Anstett and Dreyfus focus explicitly on the 'intentional production of the civilian dead on a mass scale' in the twentieth century (p. 1-2). However, they position the birth of physical anthropology as 'inextricably linked with genocides and crimes against humanity', and state that while 'the forensic scientists whose work is analysed in this volume no longer have a racialist agenda, genocides and episodes of mass violence are still both the source and the product of their knowledge' (p. 5). Considering this emphasis on the centrality of scientific racism, it remains little scrutinised in the book. Also, by focusing on the twentieth century, its evolvement is relegated to a priori of lesser interest. A slight underestimation of the legacies of scientific racism and colonialism in the conceptualisation of the volume also shows in the editors' claim that it was the visibility of human remains on display, in religious and scientific contexts, that led to a new thinking about their proper treatment, resulting in codes of ethics and laws such as the UK's Human Tissue Act of 2004.
Claims made by indigenous people, demanding that their ancestors be returned from museums and academic collections, forming what has been called the repatriation movement since the 1960s and 1970s, are left out of this (admittedly very short) narrative. To avoid this being perceived as an omission, it might have sufficed had the editors referenced some of the vast literature that deals with debates around the display and treatment of human remains appropriated for science and spectacle in colonial contexts. Some of this literature also analyses the ways in which sex and gender feature in these violent histories, another aspect that is absent from this volume.2Such references could also have helped highlight just how valuable the volumes that form part of the Human Remains in Society Series are to the field. Indeed, the interdisciplinary and contemporary approach links perspectives that are rarely thought through together, thereby enabling new analyses of the cultural, social and political contexts of the treatment of dead bodies.
Sophie Schasiepen
Department of History, University of the Western Cape
1 See http://www.corpsesofmassviolence.eu/ (accessed 13 September 2018).

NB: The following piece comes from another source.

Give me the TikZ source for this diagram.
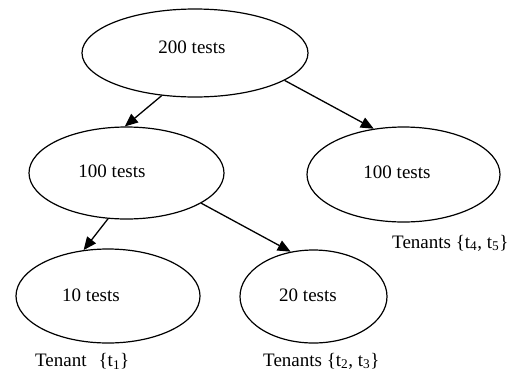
\documentclass[tikz,border=0pt]{standalone}
\usepackage{fontspec}
\setmainfont{Liberation Serif}
\usetikzlibrary{shapes.geometric,arrows.meta}
\tikzset{
  oval/.style={draw, ellipse, line width=1.2pt, inner sep=0pt},
  lbl/.style={inner sep=0pt, font=\fontsize{19}{22}\selectfont},
  link/.style={line width=1.3pt, -{Triangle[length=13pt,width=11pt]}}
}
\begin{document}
\begin{tikzpicture}[x=1pt,y=-1pt]
\useasboundingbox (0,0) rectangle (508,373);
\node[oval, minimum width=226pt, minimum height=88pt] (top) at (195,53) {};
\node[oval, minimum width=195pt, minimum height=92pt] (ml) at (126.5,173) {};
\node[oval, minimum width=193pt, minimum height=95pt] (mr) at (403.5,174.5) {};
\node[oval, minimum width=184pt, minimum height=94pt] (bl) at (108,296) {};
\node[oval, minimum width=147pt, minimum height=93pt] (br) at (313.5,296.5) {};
\node[lbl] (ttop) at (192,47) {200 tests};
\node[lbl] (tml) at (112,171) {100 tests};
\node[lbl] (tmr) at (397,172) {100 tests};
\node[lbl] (tbl) at (91,295) {10 tests};
\node[lbl] (tbr) at (308,295) {20 tests};
\node[lbl, anchor=west] (ten1) at (35,361) {Tenant\hspace{12pt}\{t\textsubscript{1}\}};
\node[lbl, anchor=west] (ten23) at (263,361) {Tenants \{t\textsubscript{2}, t\textsubscript{3}\}};
\node[lbl, anchor=west] (ten45) at (392,243) {Tenants \{t\textsubscript{4}, t\textsubscript{5}\}};
\draw[link] (top.232) -- (ml.92);
\draw[link] (top.343) -- (mr.123);
\draw[link] (ml.248) -- (bl.118);
\draw[link] (ml.338) -- (br.117);
\end{tikzpicture}
\end{document}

2 See, for example, Devon A. Mihesuah (ed.), Repatriation Reader: Who Owns American Indian Remains? (Lincoln, NE: University of Nebraska Press, 2000), Cressida Fforde and Jane Hubert (eds), The Dead and their Possessions, Repatriation in Principle, Policy and Practice (London: Routledge, 2002), Ciraj Rassool and Patricia Hayes, 'Science and the Spectacle: /Khanako's South Africa, 1936-1937', in Wendy Woodward, Patricia Hayes and Gary Minkley (eds), Deep hiStories: Gender and Colonialism in Southern Africa (Amsterdam: Rodopi, 2002), Paul Turnbull and Michael Pickering (eds), The Long Way Home. The Meanings and Values of Repatriation (New York: Berghahn, 2010).